10 лет в одном театре — это жесть!

В этой ситуации чему-то новому и интересному родиться очень трудно. Но я слышал и противоположное мнение — что система кастингов и контрактов в долгосрочной перспективе ничего не даст латвийскому театральному миру…

Мне кажется, проблема здесь немножко пошире. Она в том, что сейчас почти ни один наш театр не задумывается, каким он будет через 10-15 лет. Все поглощены сегодняшним днем: крутые проекты, зрелищные спектакли, зарубежные гости…  Слушайте, но нам же надо работать со своими, не только с зарубежными. Кто, кроме нас, вырастит новых латвийских режиссёров? Кто даст им шанс сделать первые работы? Пусть даже не самые удачные поначалу — но ведь их нужно сделать. А как по-другому? И то же самое с актёрами. Тебе надо понять, как ты этого актёра будешь задействовать в театре 10 лет кряду, чтобы он вырос. Потому что актёры вырастают только в работе.

— Надеяться только на своих в нашей маленькой стране было бы, наверное, самонадеянно.  Взять драматургов: в программе фестиваля «Осень патриарха» было два вечера читок новых пьес, но нет ведь никаких гарантий, что хоть один из авторов-студентов превратится в крупного мастера.

— Это счастье, если превратится. Но превратится-то он, только если получит такую возможность. Если у него будет театр. А об этом тоже мало кто заботится. Мы в академии — заботимся, мечтаем, устраиваем читки первых пьес. Читают актеры — а автор слышит, что в тексте работает, что не работает, понимает, что можно что-то менять… Мне было очень интересно сейчас заниматься этими читками, молодые драматурги тоже были воодушевлены…  Но что с ними будет дальше, после академии? Им нужно встречаться с режиссерами и актерами, им нужна площадка. А где ее взять?

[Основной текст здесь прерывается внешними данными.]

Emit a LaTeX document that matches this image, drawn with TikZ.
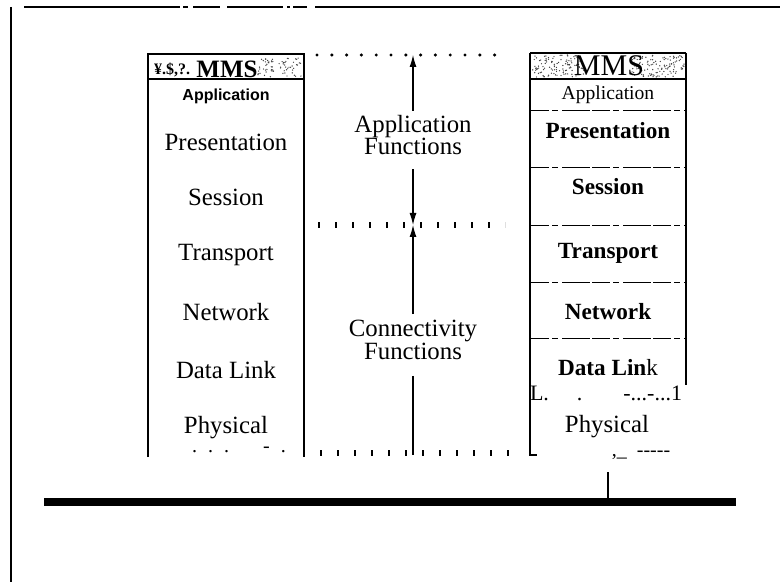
\documentclass[tikz,border=0pt]{standalone}
\usepackage{fontspec}
\setmainfont{Liberation Serif}[Ligatures=NoCommon]
\newfontfamily\labelsans{Liberation Sans}
\usetikzlibrary{arrows.meta}

\begin{document}
\begin{tikzpicture}[x=0.5pt,y=-0.5pt,
  frameline/.style={line width=1pt},
  stackedge/.style={line width=1pt},
  thinedge/.style={line width=0.55pt},
  divider/.style={line width=0.45pt, dash pattern=on 9pt off 1.5pt on 3pt off 2pt on 14pt off 1pt},
  layer/.style={font=\fontsize{12.4}{14}\selectfont, inner sep=0pt},
  boldlayer/.style={font=\fontsize{11.6}{14}\selectfont\bfseries, inner sep=0pt},
  fnlabel/.style={font=\fontsize{12.4}{11.2}\selectfont, align=center, inner sep=0pt},
  fnarrow/.style={line width=0.55pt, -{Latex[length=6pt,width=3.5pt]}},
  dotrow/.style={line width=1.7pt, line cap=round, dash pattern=on 0pt off 7.4pt},
  tickrow/.style={line width=2.6pt, dash pattern=on 0.9pt off 7.6pt},
  speck/.style={fill=black!75},
]
\useasboundingbox (0,0) rectangle (780,582);

% ---- outer frame ----
\draw[line width=0.7pt, dash pattern=on 78pt off 1.5pt on 2.5pt off 2.5pt on 13.5pt off 3.5pt on 28pt off 2pt on 1.5pt off 1.5pt on 7pt off 4pt]
  (24,7) -- (308,7);
\draw[frameline] (315,7) -- (780,7);
\draw[frameline] (11,7) -- (11,582);

% ---- left stack ----
\draw[stackedge] (148,457) -- (148,54) -- (304,54) -- (304,457);
\draw[stackedge] (148,79) -- (304,79);
\pgfmathsetseed{11}
\foreach \k in {1,...,70}{
  \pgfmathsetmacro{\sx}{258+44*rnd}
  \pgfmathsetmacro{\sy}{58+19*rnd}
  \fill[speck] (\sx,\sy) circle (0.35pt);
}
\node[inner sep=0pt, font=\fontsize{8}{9}\selectfont\bfseries] (lnoise) at (172,70) {¥.\$,?.};
\node[inner sep=0pt, font=\fontsize{12.5}{14}\selectfont\bfseries] (lhdr) at (227,69) {MMS};
\node[inner sep=0pt, font=\labelsans\bfseries\fontsize{8}{9}\selectfont] (lapp) at (226,96) {Application};
\node[layer] (lpres)  at (226,142) {Presentation};
\node[layer] (lsess)  at (226,197) {Session};
\node[layer] (ltrans) at (226,255) {Transport};
\node[layer] (lnet)   at (226,312) {Network};
\node[layer] (llink)  at (226,370) {Data Link};
\node[layer] (lphys)  at (226,428) {Physical};
\node[inner sep=0pt, font=\fontsize{10}{12}\selectfont] (lbase) at (239,450)
  {\makebox[47pt][s]{.\hfill.\hfill.\hspace{17pt}-\hfill.}};

% ---- middle: function groups ----
\coordinate (rowA) at (413,55);
\coordinate (rowB) at (413,225);
\coordinate (rowC) at (413,455);
\draw[dotrow] (317,55) -- (509,55);
\draw[tickrow] (318,225) -- (505,225);
\draw[tickrow] (320,453) -- (509,453);

\node[fnlabel] (appfn) at (413,135) {Application\\Functions};
\node[fnlabel] (confn) at (413,340) {Connectivity\\Functions};
\draw[fnarrow, shorten <=2pt] (appfn.north) -- (rowA);
\draw[fnarrow, shorten <=7pt] (appfn.south) -- (rowB);
\draw[fnarrow, shorten <=3pt] (confn.north) -- (rowB);
\draw[line width=1pt, shorten <=8pt] (confn.south) -- (rowC);

% ---- right stack ----
\draw[thinedge] (530,53) -- (686,53);
\draw[thinedge] (530,53) -- (530,455) -- (537,455);
\draw[thinedge] (686,53) -- (686,385);
\draw[thinedge] (530,79) -- (686,79);
\foreach \yy in {110,167,225,282,338}{
  \draw[divider] (531,\yy) -- (686,\yy);
}
\pgfmathsetseed{5}
\foreach \k in {1,...,110}{
  \pgfmathsetmacro{\sx}{532+52*rnd}
  \pgfmathsetmacro{\sy}{55+22*rnd}
  \fill[speck] (\sx,\sy) circle (0.35pt);
}
\foreach \k in {1,...,120}{
  \pgfmathsetmacro{\sx}{632+53*rnd}
  \pgfmathsetmacro{\sy}{55+22*rnd}
  \fill[speck] (\sx,\sy) circle (0.35pt);
}
\node[inner sep=0pt, font=\fontsize{15}{16}\selectfont] (rhdr) at (609,66) {MMS};
\node[inner sep=0pt, font=\fontsize{9.8}{11}\selectfont] (rapp) at (608,95) {Application};
\node[boldlayer] (rpres)  at (608,131) {Presentation};
\node[boldlayer] (rsess)  at (608,187) {Session};
\node[boldlayer] (rtrans) at (608,253) {Transport};
\node[boldlayer] (rnet)   at (608,312) {Network};
\node[inner sep=0pt, font=\fontsize{11.6}{14}\selectfont] (rlink) at (608,368) {\textbf{Data Lin}k};
\node[inner sep=0pt, font=\fontsize{11}{12}\selectfont] (rlinkedge) at (606,393)
  {\makebox[76pt][s]{L.\hspace{14pt}.\hfill-...-...1}};
\node[layer] (rphys) at (607,427) {Physical};
\node[inner sep=0pt, font=\fontsize{10}{11}\selectfont] (rphysedge) at (641,455)
  {,\_\hspace{5pt}{-}{-}{-}{-}{-}};

% ---- bus ----
\node[fill=black, minimum width=346pt, minimum height=4pt, inner sep=0pt] (bus) at (390,502) {};
\coordinate (tap) at (608,472);
\draw[line width=0.6pt] (tap) -- (tap |- bus.north);
\end{tikzpicture}
\end{document}
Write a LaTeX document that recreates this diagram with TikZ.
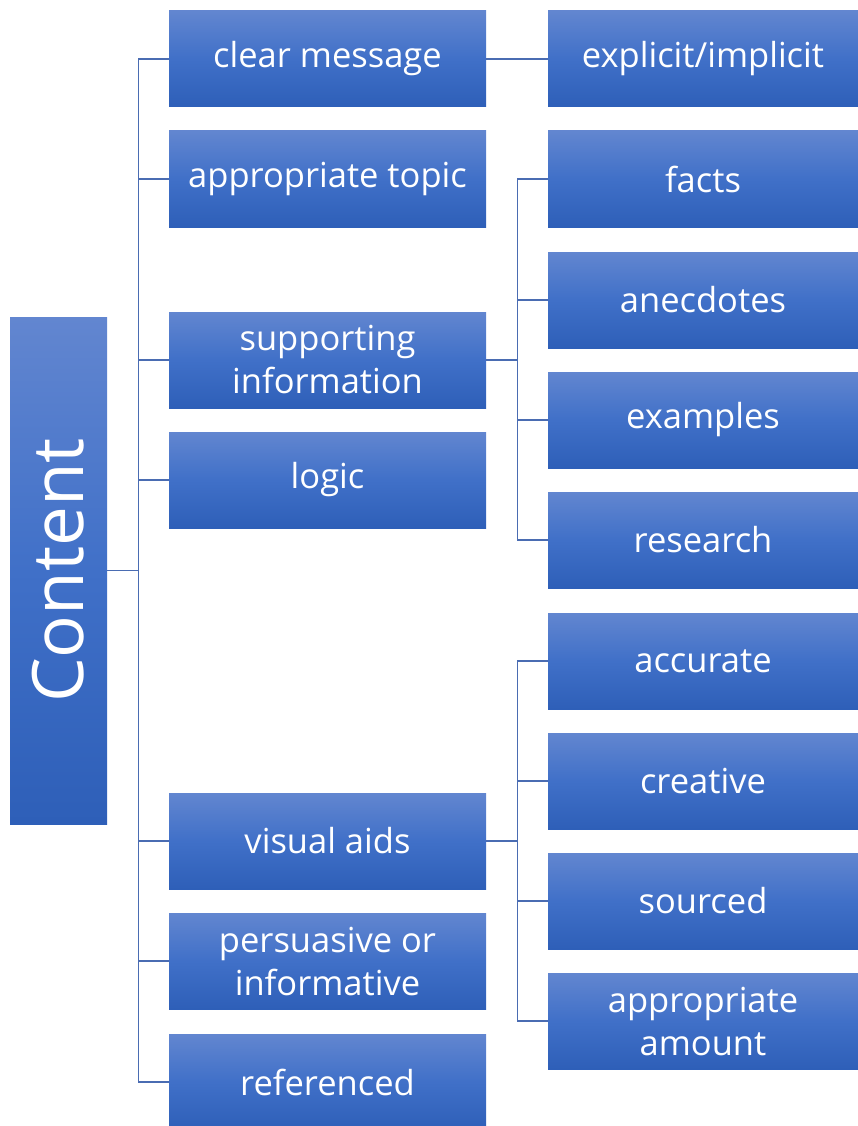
\documentclass[tikz,border=0pt]{standalone}
\usepackage{fontspec}
\setmainfont{Open Sans}
\begin{document}
\begin{tikzpicture}[x=1pt,y=-1pt,
  boxbase/.style={rectangle, inner sep=0pt, text=white, align=center,
    top color=boxtop, bottom color=boxbot, middle color=boxmid, shading angle=0},
  lvlone/.style={boxbase, minimum width=317pt, minimum height=96pt, font=\fontsize{34.5}{43}\selectfont},
  lvltwo/.style={boxbase, minimum width=310pt, minimum height=96pt, font=\fontsize{34.5}{43}\selectfont},
  rootbox/.style={boxbase, minimum width=507pt, minimum height=97pt, rotate=90, font=\fontsize{71}{80}\selectfont},
  conn/.style={draw=linec, line width=1.2pt}
]
\definecolor{boxtop}{HTML}{6286D0}
\definecolor{boxmid}{HTML}{4070C8}
\definecolor{boxbot}{HTML}{2E5FB8}
\definecolor{linec}{HTML}{4A6CB2}
\useasboundingbox (0,0) rectangle (858,1126);

\node[rootbox] (root) at (58.5,570.5) {Content};

\node[lvlone] (a1) at (327.5,59) {clear message};
\node[lvlone] (a2) at (327.5,179) {appropriate topic};
\node[lvlone] (a3) at (327.5,360) {supporting\\information};
\node[lvlone] (a4) at (327.5,480) {logic};
\node[lvlone] (a5) at (327.5,841) {visual aids};
\node[lvlone] (a6) at (327.5,961) {persuasive or\\informative};
\node[lvlone] (a7) at (327.5,1082) {referenced};

\node[lvltwo] (b1) at (703,59) {explicit/implicit};
\node[lvltwo] (s1) at (703,179) {facts};
\node[lvltwo] (s2) at (703,300) {anecdotes};
\node[lvltwo] (s3) at (703,420) {examples};
\node[lvltwo] (s4) at (703,540) {research};
\node[lvltwo] (v1) at (703,661) {accurate};
\node[lvltwo] (v2) at (703,781) {creative};
\node[lvltwo] (v3) at (703,901) {sourced};
\node[lvltwo] (v4) at (703,1021) {appropriate\\amount};

\foreach \c in {a1,a2,a3,a4,a5,a6,a7}
  \draw[conn] (root.south) -- ++(31,0) |- (\c.west);
\draw[conn] (a1.east) -- (b1.west);
\foreach \c in {s1,s2,s3,s4}
  \draw[conn] (a3.east) -- ++(31,0) |- (\c.west);
\foreach \c in {v1,v2,v3,v4}
  \draw[conn] (a5.east) -- ++(31,0) |- (\c.west);
\end{tikzpicture}
\end{document}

В театрах на эксперименты с молодыми ни времени, ни средств. Деньги, деньги, деньги… Всем требуются деньги…

Мне кажется, об этом тоже надо думать, в том числе Министерству культуры. И как-то помогать финансово. Иначе просто страшно представить, что мы через 10-15 лет будем делать. Я-то понятно что делать буду. А следующее поколение? Вот мы сейчас ждем новую волну режиссёров, новую волну драматургов. Но их как бы нету. Плюс ковид еще немножко испортил баланс, не дал возможности начинающим нормально развиваться, потому что все театры думали только о том, как остаться на плаву. Это был настоящий кризис.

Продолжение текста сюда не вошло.